The Internet Engineering Task Force held a preliminary discussion in Minneapolis earlier this month about developing a standard mechanism for supporting non-English language characters in e-mail addresses – a major issue for Internet users in Europe and Asia.

Any solution to the internationalized e-mail dilemma that the IETF develops will impact global ISPs, e-mail service providers and multinational corporations that need to support non-English speaking employees and customers.

Today’s e-mail protocols use the English language-based ASCII standard and do not support the correct spelling of corporate and individual names in many other languages. Fixing this problem would require changes to e-mail systems as well as to software that use e-mail addresses.

The standards-setting body has received two proposals for solving this knotty problem:

* One proposal, dubbed IMAA for Internationalized Mail Addressed in Applications, uses encoding and translation techniques to turn foreign language characters into ASCII for transmission over today’s e-mail systems.

* The other proposal requires more changes to the e-mail infrastructure to replace the ASCII characters with internationalized UTF-8 characters.

The IMAA proposal is considered a quick fix that would require few changes to e-mail applications or other Internet applications that use e-mail addresses. However, IMAA would result in strange characters being visible to end users who do not update their e-mail clients to support the protocol. Specifically, end users would see nonsensical characters in the “from” line when they receive e-mail from foreign language users who have already upgraded to IMAA-compliant e-mail systems.

“There would be ugliness in the ‘from’ category,” admits Paul Hoffman, director of the Internet Mail Consortium and co-author of the IMAA draft document. “An end user might think it’s spam. But that would be an easy fix in the e-mail client.”

The alternative proposal would produce a cleaner solution in the e-mail user interface, but it would require updating all e-mail standards and applications to be able to understand UTF-8. If e-mail recipients don’t upgrade their systems to support UTF-8, e-mail addressed to them will bounce.

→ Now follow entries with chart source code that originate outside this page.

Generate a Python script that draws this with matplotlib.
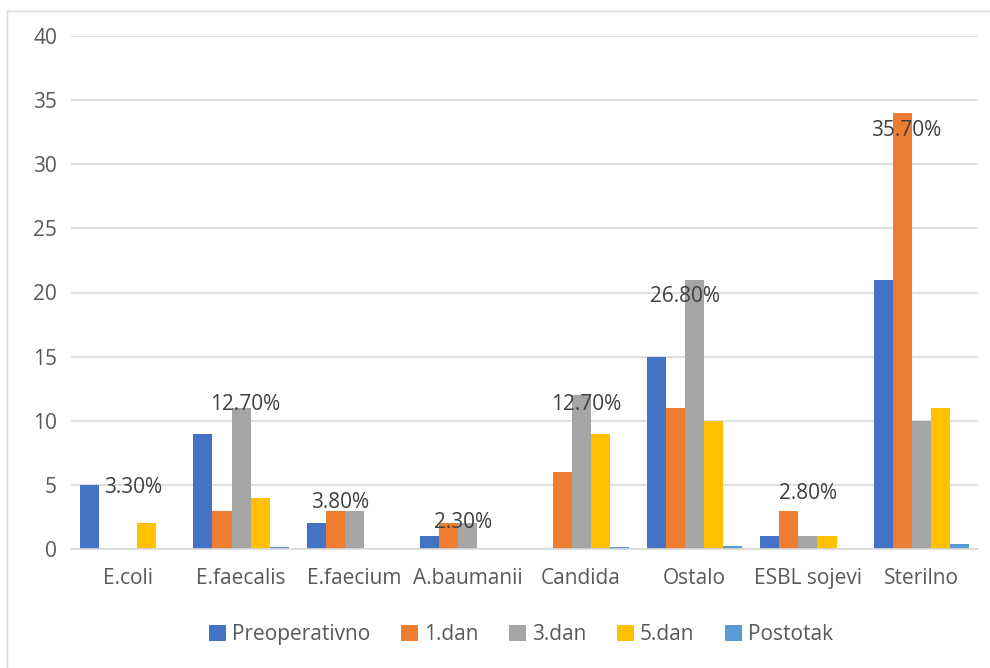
import numpy as np
import matplotlib
matplotlib.use('Agg')
import matplotlib.pyplot as plt
from matplotlib.lines import Line2D

categories = ['E.coli', 'E.faecalis', 'E.faecium', 'A.baumanii', 'Candida',
              'Ostalo', 'ESBL sojevi', 'Sterilno']
series_names = ['Preoperativno', '1.dan', '3.dan', '5.dan', 'Postotak']
preoperativno = [5, 9, 2, 1, 0, 15, 1, 21]
dan1 = [0, 3, 3, 2, 6, 11, 3, 34]
dan3 = [0, 11, 3, 2, 12, 21, 1, 10]
dan5 = [2, 4, 0, 0, 9, 10, 1, 11]
postotak = [0.033, 0.127, 0.038, 0.023, 0.127, 0.268, 0.028, 0.357]
postotak_labels = ['3.30%', '12.70%', '3.80%', '2.30%', '12.70%', '26.80%', '2.80%', '35.70%']
# manually placed label positions (offset from group centre, height)
label_dx = [0.05, 0.04, -0.13, -0.04, 0.04, -0.08, 0.0, -0.13]
label_y = [4.8, 11.3, 3.6, 2.1, 11.3, 19.7, 4.3, 32.6]

colors = ['#4472C4', '#ED7D31', '#A5A5A5', '#FFC000', '#5B9BD5']
text_col = '#595959'

plt.rcParams['font.family'] = ['Open Sans', 'DejaVu Sans']

fig = plt.figure(figsize=(9.9, 6.68), dpi=100)
ax = fig.add_axes([71 / 990, 1 - 549 / 668, (978 - 71) / 990, (549 - 36) / 668])

x = np.arange(len(categories))
w = 0.168
data = [preoperativno, dan1, dan3, dan5, postotak]
for i, (vals, name, c) in enumerate(zip(data, series_names, colors)):
    ax.bar(x + (i - 2) * w, vals, width=w, color=c, label=name, zorder=2)

for xi, dx, y, t in zip(x, label_dx, label_y, postotak_labels):
    ax.text(xi + dx, y, t, ha='center', va='center', fontsize=15, color='#404040', zorder=3)

ax.set_xlim(-0.5, len(categories) - 0.5)
ax.set_ylim(0, 40)
ax.set_yticks(range(0, 41, 5))
ax.yaxis.grid(True, color='#D9D9D9', linewidth=1.2, zorder=0)
ax.set_axisbelow(True)
for s in ['top', 'right', 'left']:
    ax.spines[s].set_visible(False)
ax.spines['bottom'].set_color('#D9D9D9')
ax.spines['bottom'].set_linewidth(1.2)
ax.tick_params(axis='both', length=0, labelsize=15, colors=text_col)
ax.tick_params(axis='y', pad=10)
ax.tick_params(axis='x', pad=14)
ax.set_xticks(x)
ax.set_xticklabels(categories)

ax.legend(loc='center', bbox_to_anchor=(0.496, -0.167), ncol=5, frameon=False,
          fontsize=15, handlelength=0.82, handleheight=0.82, handletextpad=0.3,
          columnspacing=1.45, labelcolor=text_col)

# chart frame (left and top edge)
fig.add_artist(Line2D([7 / 990, 7 / 990], [0, 1 - 11 / 668], color='#D9D9D9', lw=1))
fig.add_artist(Line2D([7 / 990, 1], [1 - 11 / 668, 1 - 11 / 668], color='#D9D9D9', lw=1))

fig.savefig('out.png', dpi=100)
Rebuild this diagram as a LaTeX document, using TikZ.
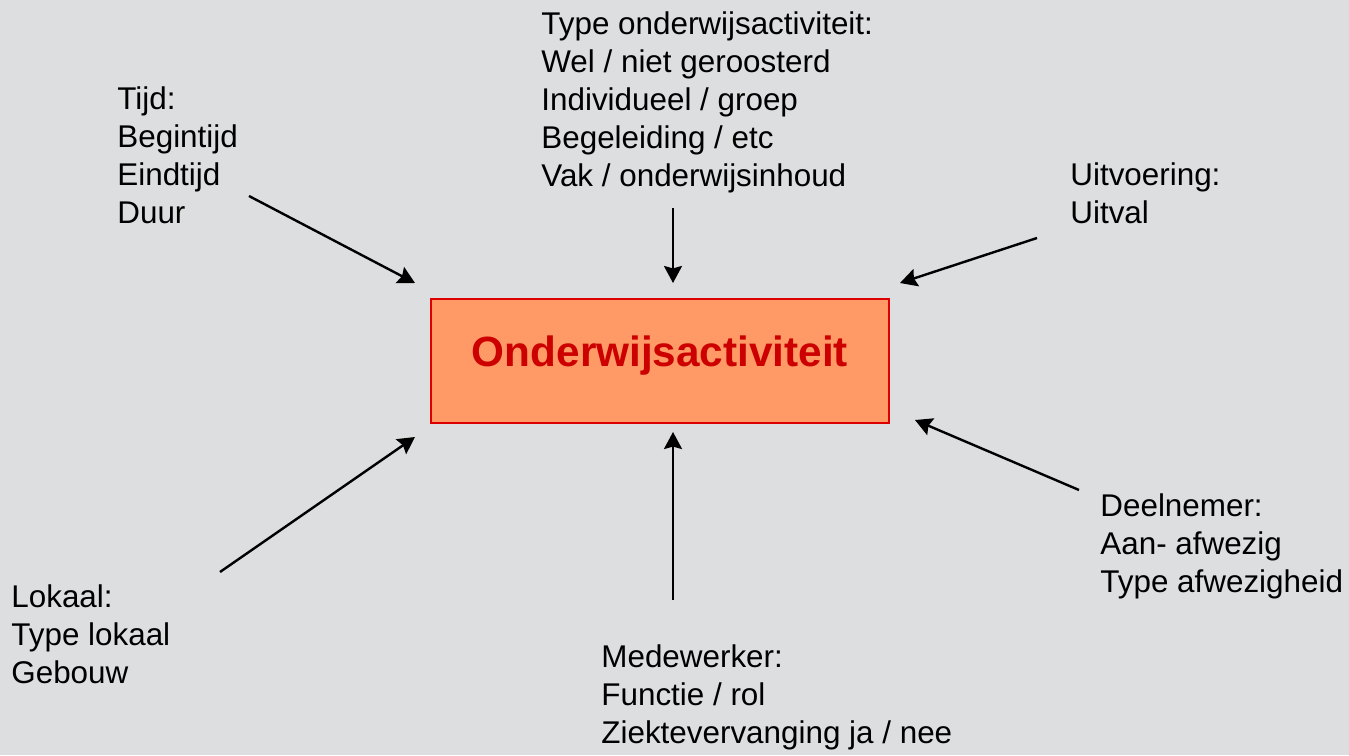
\documentclass[tikz,border=0pt]{standalone}
\usepackage{fontspec}
\setmainfont{Liberation Sans}
\usetikzlibrary{arrows.meta}
\definecolor{slideBg}{RGB}{221,222,224}
\definecolor{boxFill}{RGB}{255,153,102}
\definecolor{boxLine}{RGB}{221,0,0}
\definecolor{boxText}{RGB}{204,0,0}
\tikzstyle{aspect}=[anchor=base west, align=left, inner sep=0pt, font=\fontsize{15.7}{19}\selectfont]
\tikzstyle{central}=[draw=boxLine, line width=1pt, fill=boxFill, minimum width=229pt, minimum height=62pt, text=boxText, font=\bfseries\fontsize{21.15}{25}\selectfont, text depth=10pt]
\tikzstyle{arrow}=[-{Stealth[length=8.5pt,width=9pt,inset=1.2pt]}, line width=1.2pt]

\begin{document}
\begin{tikzpicture}[x=0.5pt, y=-0.5pt]
      \fill[slideBg] (0,0) rectangle (1349,755);
      \useasboundingbox (0,0) rectangle (1349,755);

      \node[central] (activiteit) at (660,361) {Onderwijsactiviteit};

      % blocks are placed by the baseline of their last line
      \node[aspect] (tijdText) at (117,223) {Tijd:\\Begintijd\\Eindtijd\\Duur};
      \node[aspect] (typeText) at (541,186) {Type onderwijsactiviteit:\\Wel / niet geroosterd\\Individueel / groep\\Begeleiding / etc\\Vak / onderwijsinhoud};
      \node[aspect] (uitvoeringText) at (1070,223) {Uitvoering:\\Uitval};
      \node[aspect] (lokaalText) at (11,683) {Lokaal:\\Type lokaal\\Gebouw};
      \node[aspect] (medewerkerText) at (601,743) {Medewerker:\\Functie / rol\\Ziektevervanging ja / nee};
      \node[aspect] (deelnemerText) at (1100,592) {Deelnemer:\\Aan- afwezig\\Type afwezigheid};

      % arrow ends
      \coordinate (tijdFrom) at (249,196);
      \coordinate (tijdTo) at (415,283);
      \coordinate (typeFrom) at (673,208);
      \coordinate (typeTo) at (673,283);
      \coordinate (uitvoeringFrom) at (1037,238);
      \coordinate (uitvoeringTo) at (900,283);
      \coordinate (lokaalFrom) at (220,572);
      \coordinate (lokaalTo) at (415,437);
      \coordinate (medewerkerFrom) at (673,600);
      \coordinate (medewerkerTo) at (673,432);
      \coordinate (deelnemerFrom) at (1079,490);
      \coordinate (deelnemerTo) at (915,420);

      \foreach \n in {tijd, type, uitvoering, lokaal, medewerker, deelnemer}{
        \draw[arrow] (\n From) -- (\n To);
      }

\end{tikzpicture}
\end{document}
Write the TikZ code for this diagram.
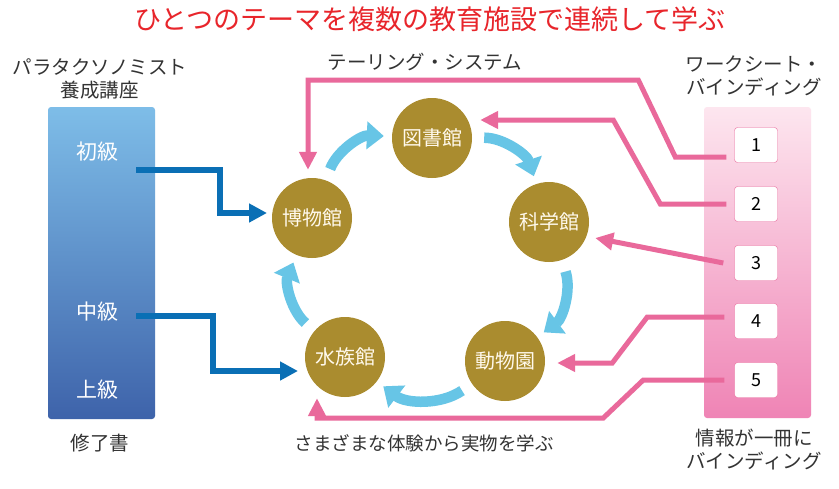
\documentclass[tikz,border=0pt]{standalone}
\usepackage{fontspec}
\setmainfont{Noto Sans CJK JP}
\usetikzlibrary{arrows.meta,calc,positioning}
\definecolor{titlered}{HTML}{E8252B}
\definecolor{ink}{HTML}{333333}
\definecolor{gold}{HTML}{AA8C2F}
\definecolor{cream}{HTML}{FFF9EC}
\definecolor{skyblue}{HTML}{67C5E6}
\definecolor{deepblue}{HTML}{0A6FB5}
\definecolor{barlight}{HTML}{7EBDE8}
\definecolor{barmid}{HTML}{5A85C4}
\definecolor{bardark}{HTML}{3E63AA}
\definecolor{pinkline}{HTML}{E9699B}
\definecolor{pinklight}{HTML}{FDE6EF}
\definecolor{pinkmid}{HTML}{F4AECB}
\definecolor{pinkdark}{HTML}{EF84B5}
\tikzset{
  lbl/.style={font=\fontsize{19.5}{23}\selectfont,text=ink,align=center,inner sep=0pt},
  venue/.style={circle,fill=gold,minimum size=80pt,inner sep=0pt,text=cream,
                font=\fontsize{20}{24}\selectfont},
  level/.style={text=white,inner sep=0pt,font=\fontsize{21}{24}\selectfont},
  cyclearrow/.style={-{Triangle[length=17pt,width=27pt]},line width=10.5pt,draw=skyblue,
                     shorten <=12pt,shorten >=8pt},
  entry/.style={-{Triangle[length=18pt,width=18pt]},line width=5.5pt,draw=deepblue},
  tailor/.style={-{Triangle[length=18pt,width=17pt]},line width=5pt,draw=pinkline},
  sheet/.style={draw=pinkline,fill=white,rounded corners=3pt,minimum width=43pt,
                minimum height=35pt,inner sep=0pt,font=\fontsize{18}{20}\selectfont}
}
\begin{document}
\begin{tikzpicture}[x=1pt,y=-1pt]
  \useasboundingbox[fill=white] (0,0) rectangle (839,488);
  \node[text=titlered,inner sep=0pt,font=\fontsize{27}{30}\selectfont] (title) at (430,19)
    {ひとつのテーマを複数の教育施設で連続して学ぶ};
  % left: course bar
  \node[lbl] (course) at (100,79) {パラタクソノミスト\\養成講座};
  \node[rounded corners=3pt,minimum width=107pt,minimum height=312pt,inner sep=0pt,
        top color=barlight,middle color=barmid,bottom color=bardark] (bar) at (101.5,263) {};
  \node[level] (beg) at (97,152) {初級};
  \node[level] (mid) at (97,312) {中級};
  \node[level] (adv) at (97,390) {上級};
  \node[lbl] (cert) at (100,443) {修了書};
  % centre: the venues
  \node[lbl] (tailoring) at (425,62) {テーリング・システム};
  \node[venue] (library) at (432,138) {図書館};
  \node[venue] (science) at (549,222) {科学館};
  \node[venue] (zoo) at (505,361) {動物園};
  \node[venue] (aquarium) at (345,357) {水族館};
  \node[venue] (museum) at (312,218) {博物館};
  \foreach \a/\b in {museum/library,library/science,science/zoo,zoo/aquarium,aquarium/museum}
    \draw[cyclearrow] (\a) to[bend left=36] (\b);
  \node[lbl,font=\fontsize{18.5}{22}\selectfont] (real) at (424,443) {さまざまな体験から実物を学ぶ};
  % right: binder
  \node[lbl] (worksheet) at (754,76) {ワークシート・\\バインディング};
  \node[rounded corners=3pt,minimum width=107pt,minimum height=311pt,inner sep=0pt,
        top color=pinklight,middle color=pinkmid,bottom color=pinkdark] (binder) at (757.5,262.5) {};
  \foreach \i/\y in {1/145,2/204,3/263,4/321,5/380}
    \node[sheet] (s\i) at (756,\y) {\i};
  \node[lbl] (bound) at (754,450) {情報が一冊に\\バインディング};
  % blue entries
  \draw[entry] ([xshift=39pt,yshift=-18pt]beg.center) -- ++(84,0) |- ([xshift=-45pt,yshift=5pt]museum.center);
  \draw[entry] ([xshift=39pt,yshift=-4pt]mid.center) -- ++(77,0) |- ([xshift=-47pt,yshift=-14pt]aquarium.center);
  % pink tailoring lines
  \draw[tailor] ([xshift=-8pt,yshift=-12pt]s1.west) -- ++(-51,0) -- ++(-37,-77) -| ([xshift=-4pt,yshift=8pt]museum.north);
  \draw[tailor] ([xshift=-8pt]s2.west) -- ++(-66,0) -- ++(-47,-84) -- ($(library.east)+(8,-18)$);
  \draw[tailor] ([xshift=-11pt]s3.west) -- ($(science.east)+(6,16)$);
  \draw[tailor] ([xshift=-10pt,yshift=4pt]s4.west) -- ++(-77,0) -- ++(-35,46) -- ($(zoo.east)+(12,2)$);
  \draw[tailor] ([xshift=-10pt]s5.west) -- ++(-81,0) -- ++(-40,38) -| ($(aquarium.south)+(-28,1)$);
\end{tikzpicture}
\end{document}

One advantage of the IMAA proposal is that it uses the same encoding and normalization techniques used in the standards that the IETF adopted last year for internationalized domain names. However, many IETF engineers consider this standard “a hack” and instead advocate cleaner technical solutions to the complex problem of internationalizing an Internet infrastructure that was originally based on the English language.

John Klensin, a former chair of the Internet Architecture Board and a long-time leader in the IETF, advocates changing the e-mail infrastructure to support internationalization. Klensin wrote the draft of the alternative proposal to IMAA.

“We need to decide if we want a multi-lingual Internet with English as one language or an English language Internet with some capability for handling other scripts,” Klensin says. “We need to decide if we want to fully internationalize the e-mail system or if we want a kludge.”

Klensin is against proposals that would require non-English speaking Internet users to have to communicate with each other in English. As an example, he points to a Chinese Internet user who has to translate his name into an English language approximation in order to send e-mail to another Chinese speaking user.

“My belief is that if we don’t deal with the localization problem well, systems will be deployed that are localized and incompatible with each other and globally,” Klensin adds.

The IETF will continue its discussion of possible solutions for internationalized e-mail, but participants are expecting the protocol development process to take several years.

“Nothing we do is going to take a couple of months,” says Pete Resnick, a Qualcomm engineer who led the IETF’s recent discussion. “It’ll be three years at best after we get done agreeing on an approach.”